Both the performance appraisal and the merit review should be conducted on a regular basis. If they fall behind schedule, this is cause for concern; any delinquency can affect your salary adversely since all future increases are based on percentages of your current salary. With the effects compounded over a number of years, continual late reviews will be reflected in a salary lower than you deserve.

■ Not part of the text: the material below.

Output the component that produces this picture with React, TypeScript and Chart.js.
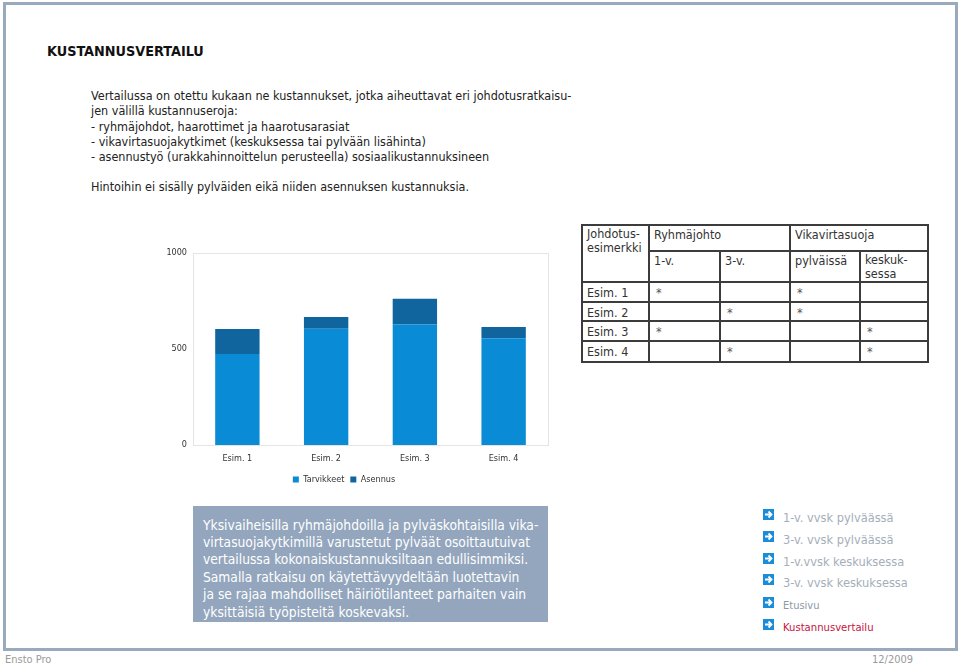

3. Results of a Survey of Managers' Compensation

In a survey conducted by the author, directors and managers of human resources departments were asked for their opinions, as salary administrators, on the importance of six factors in determining raises for managers of their organizations. The personnel queried included representatives from both large and small firms. As might be anticipated, they unanimously ranked performance on the job as the top factor. The others-seniority/tenure, outside market value, size of firm, location of firm, and profitability of firm- received inconsistent rankings. The administrators were also asked to name any other factor(s) that they thought should be considered. The gamut ran from the individual (skill) needs of a firm-education and specialty-to compensating for inequities within salary levels. In reply to a question regarding the most influential factor in granting a manager a higher than average raise, the answer was again unanimous: outstanding performance!

Most companies in the survey preferred to adapt maturity curves or other industrial-standard methods for determining salary structures or to create custom-made point-factor systems or to establish their own systems for market comparisons and employee appraisals. However, whatever systems were employed, the companies considered them proprietary and would not reveal details.